ElementaryOS seems to be going in the right direction. But I suppose the main "thing that works" is to have a team of people that actually enjoy making software usable by the masses rather than solving X for their own needs.


That's a rare sort of intrinsic motivation, though, and tends not to last long in the face of frequent contact with users who, having their own situations to deal with, reasonably tend more often to complain about software that fails to make their lives easier than compliment that which does. That's where extrinsic motivation needs to come into play, but it's not much on offer in the context we're considering.


maybe can get doc writers who care more about people rather than things...


Well, in that way, there's no undocumented proprietary software either.
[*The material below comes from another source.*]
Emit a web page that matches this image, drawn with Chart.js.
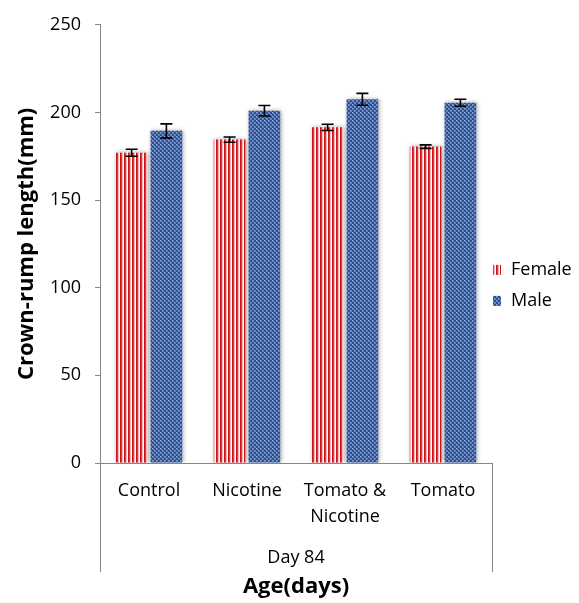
<!DOCTYPE html>
<html>
<head>
<meta charset="utf-8">
<script src="https://cdn.jsdelivr.net/npm/chart.js@4"></script>
<style>
  html, body { margin: 0; padding: 0; background: #fff; }
  #wrap { width: 579px; height: 603px; }
</style>
</head>
<body>
<div id="wrap"><canvas id="c" width="579" height="603"></canvas></div>
<script>
// Crown-rump length by treatment group, day 84
const groups = ['Control', 'Nicotine', ['Tomato &', 'Nicotine'], 'Tomato'];
const outerGroup = ['Day 84'];
const femaleMean = [177, 184.5, 191.5, 180.5];
const femaleErr = [2, 1.5, 1.8, 1];
const maleMean = [189.5, 201, 207.5, 205.5];
const maleErr = [4, 3, 3.4, 2];
const yTicks = [0, 50, 100, 150, 200, 250];

const FONT = "'Open Sans', 'DejaVu Sans', sans-serif";
const AXIS_GRAY = '#868686';

// Fill patterns: red vertical stripes and blue checker
function stripePattern() {
  const t = document.createElement('canvas');
  t.width = 4; t.height = 4;
  const g = t.getContext('2d');
  const cols = ['#c9141c', '#e2383b', '#f6b8b8', '#ffffff'];
  cols.forEach((c, i) => { g.fillStyle = c; g.fillRect(i, 0, 1, 4); });
  return g.createPattern(t, 'repeat');
}
function checkerPattern() {
  const t = document.createElement('canvas');
  t.width = 4; t.height = 4;
  const g = t.getContext('2d');
  g.fillStyle = '#2c4f8e'; g.fillRect(0, 0, 4, 4);
  g.fillStyle = '#5f82c4';
  g.fillRect(0, 0, 2, 2); g.fillRect(2, 2, 2, 2);
  g.fillStyle = '#8aa6dc';
  g.fillRect(0, 0, 1, 1); g.fillRect(2, 2, 1, 1);
  return g.createPattern(t, 'repeat');
}
const femaleFill = stripePattern();
const maleFill = checkerPattern();

const errors = [femaleErr, maleErr];

// Soft glow behind bars
const barShadow = {
  id: 'barShadow',
  beforeDatasetsDraw(chart) {
    const ctx = chart.ctx;
    ctx.save();
    ctx.shadowColor = 'rgba(0,0,0,0.35)';
    ctx.shadowBlur = 4;
    ctx.shadowOffsetX = 1;
    ctx.shadowOffsetY = 0;
  },
  afterDatasetsDraw(chart) {
    chart.ctx.restore();
  }
};

// Error bars drawn from the y scale
const errorBars = {
  id: 'errorBars',
  afterDatasetsDraw(chart) {
    const ctx = chart.ctx;
    const y = chart.scales.y;
    ctx.save();
    ctx.strokeStyle = '#000';
    ctx.lineWidth = 1.6;
    chart.data.datasets.forEach((ds, di) => {
      const meta = chart.getDatasetMeta(di);
      meta.data.forEach((bar, i) => {
        const v = ds.data[i], e = errors[di][i];
        const yTop = y.getPixelForValue(v + e);
        const yBot = y.getPixelForValue(v - e);
        const half = 6;
        ctx.beginPath();
        ctx.moveTo(bar.x, yTop); ctx.lineTo(bar.x, yBot);
        ctx.moveTo(bar.x - half, yTop); ctx.lineTo(bar.x + half, yTop);
        ctx.moveTo(bar.x - half, yBot); ctx.lineTo(bar.x + half, yBot);
        ctx.stroke();
      });
    });
    ctx.restore();
  }
};

// Bracket lines framing the two-level category axis
const groupBracket = {
  id: 'groupBracket',
  afterDraw(chart) {
    const ctx = chart.ctx;
    const a = chart.chartArea;
    const x2 = chart.scales.x2;
    const bottom = x2.top + x2.options.ticks.padding + 27;
    ctx.save();
    ctx.strokeStyle = AXIS_GRAY;
    ctx.lineWidth = 1;
    ctx.beginPath();
    ctx.moveTo(Math.round(a.left) + 0.5, a.bottom);
    ctx.lineTo(Math.round(a.left) + 0.5, bottom);
    ctx.moveTo(Math.round(a.right) + 0.5, a.bottom);
    ctx.lineTo(Math.round(a.right) + 0.5, bottom);
    ctx.stroke();
    ctx.restore();
  }
};

// Legend to the right of the plot
const sideLegend = {
  id: 'sideLegend',
  afterDraw(chart) {
    const ctx = chart.ctx;
    const a = chart.chartArea;
    const cy = (a.top + a.bottom) / 2 + 26;
    ctx.save();
    ctx.font = '18px ' + FONT;
    ctx.textBaseline = 'middle';
    chart.data.datasets.forEach((ds, i) => {
      const y = cy + i * 31;
      const bx = a.right + 1;
      ctx.fillStyle = ds.backgroundColor;
      ctx.fillRect(bx, y - 5, 8, 10);
      ctx.fillStyle = '#000';
      ctx.fillText(ds.label, bx + 18, y);
    });
    ctx.restore();
  }
};

new Chart(document.getElementById('c'), {
  type: 'bar',
  data: {
    labels: groups,
    datasets: [
      { label: 'Female', data: femaleMean, backgroundColor: femaleFill, borderWidth: 0,
        categoryPercentage: 0.71, barPercentage: 0.91 },
      { label: 'Male', data: maleMean, backgroundColor: maleFill, borderWidth: 0,
        categoryPercentage: 0.71, barPercentage: 0.91 }
    ]
  },
  options: {
    responsive: false,
    animation: false,
    layout: { padding: { top: 16, right: 87, left: 0, bottom: 0 } },
    plugins: {
      legend: { display: false },
      tooltip: { enabled: false }
    },
    scales: {
      x: {
        type: 'category',
        position: 'bottom',
        offset: true,
        afterFit(scale) { scale.height = 67; },
        grid: { display: true, color: 'rgba(0,0,0,0)', drawTicks: false, drawOnChartArea: false },
        border: { display: true, color: AXIS_GRAY, width: 1 },
        ticks: { color: '#000', padding: 15, maxRotation: 0, autoSkip: false,
                 font: { family: FONT, size: 18, lineHeight: 1.45 } }
      },
      x2: {
        type: 'category',
        position: 'bottom',
        labels: outerGroup,
        offset: true,
        afterFit(scale) { scale.height = 73; },
        grid: { display: false, drawTicks: false },
        border: { display: false },
        ticks: { color: '#000', padding: 15, maxRotation: 0,
                 font: { family: FONT, size: 18, lineHeight: 1.45 } },
        title: { display: true, text: 'Age(days)', color: '#000',
                 padding: { top: 3, bottom: 3 },
                 font: { family: FONT, size: 22, weight: 'bold', lineHeight: 1.2 } }
      },
      y: {
        min: 0, max: 250,
        afterBuildTicks(scale) { scale.ticks = yTicks.map(v => ({ value: v })); },
        afterFit(scale) { scale.width = 100; },
        grid: { drawOnChartArea: false, drawTicks: true, tickLength: 5, color: AXIS_GRAY },
        border: { display: true, color: AXIS_GRAY, width: 1 },
        ticks: { color: '#000', padding: 14, font: { family: FONT, size: 18 } },
        title: { display: true, text: 'Crown-rump length(mm)', color: '#000',
                 padding: { top: 14, bottom: 0 },
                 font: { family: FONT, size: 22, weight: 'bold', lineHeight: 1.2 } }
      }
    }
  },
  plugins: [barShadow, errorBars, groupBracket, sideLegend]
});
</script>
</body>
</html>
The documentation is just in an even more technical language, called machine code.


The documentation is available in books people are supposed to buy.


I don't disagree with you, but I feel this misses the point about technical documentation. Code tells you how something works, but it doesn't tell you why it works that way - which is often just as important.

Unless we start writing paragraphs of comments for every little five line function, there will still be a need for technical documentation outside of code.


Well then maybe we all should write enough comments and tests to fully document behavior.


Straight from the article:

> Most open source projects are proud to have user documentation which is an order of magnitude better than anything provided by Apple for macOS.


> In contrast to undocumented free (open) systems? Documentation is an issue irrespective of prorietariness(??!) of a system.

Windows and Android had much better documentation than Linux for a long time.

That is one of the major reason of why they are where they are nowadays.


It's much easier to document things when you can dive into the source-code.


At least with the free software, you can hope to accurately document it.